Everyone in Buenos Aires seems to be a fierce partisan when it comes to: soccer, cafes and ice cream parlors. The ice cream there is not just delicious — it's gorgeous.

Transcript

LEILA FADEL, HOST:

For this next story, we go to Argentina, where our movie critic Bob Mondello spends a lot of time with his relatives. He was recently checking out not the art of cinema, but an art that Bob calls delicious.

BOB MONDELLO, BYLINE: Everyone you meet in Buenos Aires is a fierce partisan when it comes to futbol, meaning soccer, cafes and heladerias, ice cream parlors, which in the summer seem nearly as common as cafes.

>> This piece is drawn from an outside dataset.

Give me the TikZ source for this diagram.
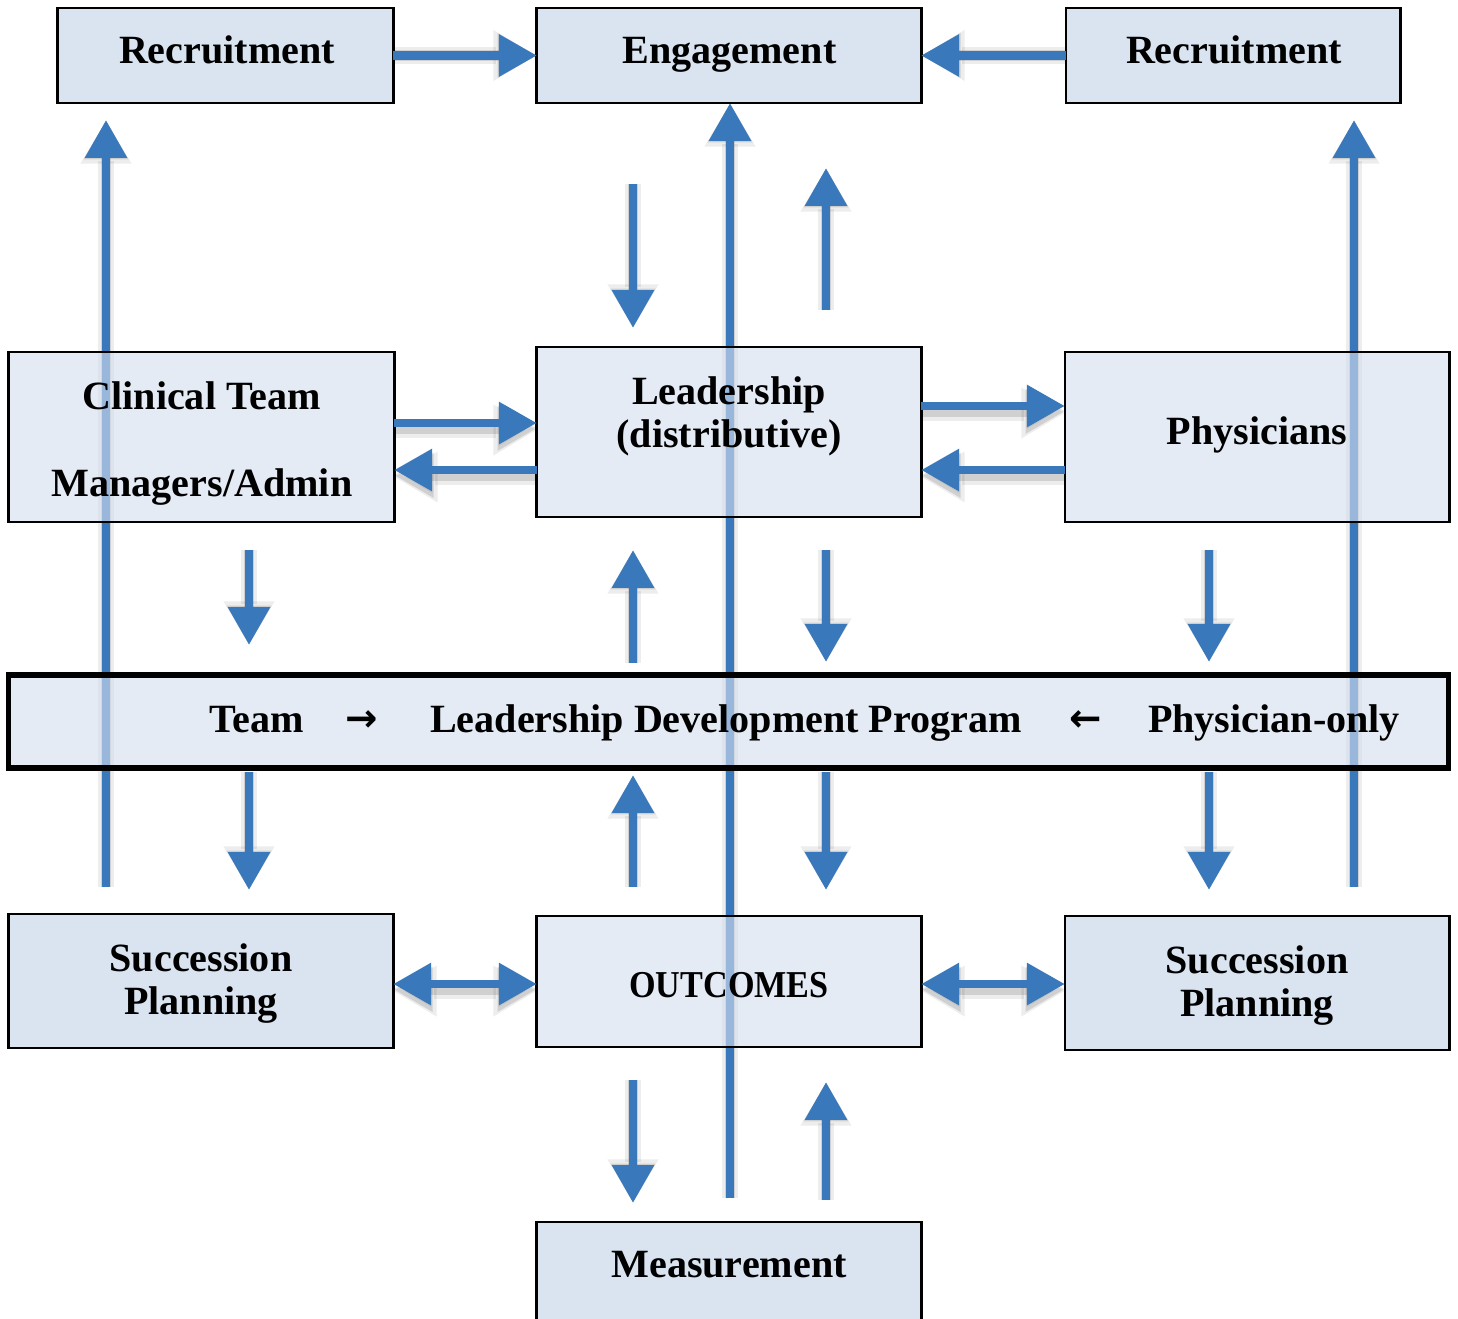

GABRIEL FAMA: (Speaking Spanish).

MONDELLO: I'm at Heladeria Cadore in the theater district talking to owner Gabriel Fama, whose uncle started Cadore at this same location back in 1957. Fama is understandably proud of his ice cream, made fresh daily, as his uncle instructed right in the store.

FAMA: (Speaking Spanish).

MONDELLO: And he's happy to wax eloquent on the richness of the flavors...

FAMA: (Speaking Spanish).

MONDELLO: ...Pistachio, cardamom...

FAMA: (Speaking Spanish).

MONDELLO: ...Hibiscus...

FAMA: (Speaking Spanish).

MONDELLO: ...And, of course...

FAMA: (Speaking Spanish).

MONDELLO: ...Chocolate. We're talking is one of his employees uses what could almost be a canoe paddle to stir quarts of creamy dark chocolate and thick, caramel-like dulce de leche into a vat where spiraling metal blades mix them...

FAMA: (Speaking Spanish).

MONDELLO: ...with air into an almost taffy-like chocolate mousse base.

FAMA: (Speaking Spanish).

MONDELLO: It is small-batch handmade daily, and it's every bit as good as Fama thinks it is. But I'm fixated on something else about his ice cream - the way it sits in a cone. It's a work of art. The folks behind the counter sculpt the ice cream into what looks like a 6-inch-high inverted cone atop the waffle cone. If this were soft serve or custard, that'd be easy. But this is real ice cream, rich and solid, sometimes with nuts or chocolate chunks or bits of figs. So it's not malleable the same way. He shows me how they do it.

FAMA: (Speaking Spanish).

MONDELLO: It starts the way it does in the U.S. You scoop up a glob of ice cream and plop it atop a cone. But sculpting these towers requires a lot of wrist action. The scoops aren't cupped, so they don't produce globes of ice cream. They are flat like pancake flippers or spatulas.

FAMA: (Speaking Spanish).

MONDELLO: So his employees create the shape of the inverted cone on the spatula.

FAMA: (Speaking Spanish).

MONDELLO: And then they sort of back it onto the waffle cone atop the lower layer.

FAMA: (Speaking Spanish).

MONDELLO: A flick of the wrist at the end - it's like a dance move - separates the spatula and leaves a tower. It's gorgeous. And it's just how they do it in Buenos Aires, everywhere, not just at Cadore. You don't get round scoops here. Fama, for whom all of this is second nature, thinks I'm making too much of appearances. He says as with a beautiful woman or a handsome man...

FAMA: (Speaking Spanish).

MONDELLO: ...You can put on your best clothes, best perfume. But ultimately, it comes down to the person. With ice cream, he says, it's the same.

FAMA: (Speaking Spanish).

MONDELLO: You can make it aesthetically pleasing, but then there's a moment when it's just you alone with the ice cream.

FAMA: (Speaking Spanish).

MONDELLO: In that moment...

(SOUNDBITE OF SONG, "VANILLA ICE CREAM")

BARBARA COOK: (Singing) Ice cream.

MONDELLO: ...The ice cream has to be special. I can certainly vouch for his. In Buenos Aires, and gaining pounds just by being here, I'm Bob Mondello.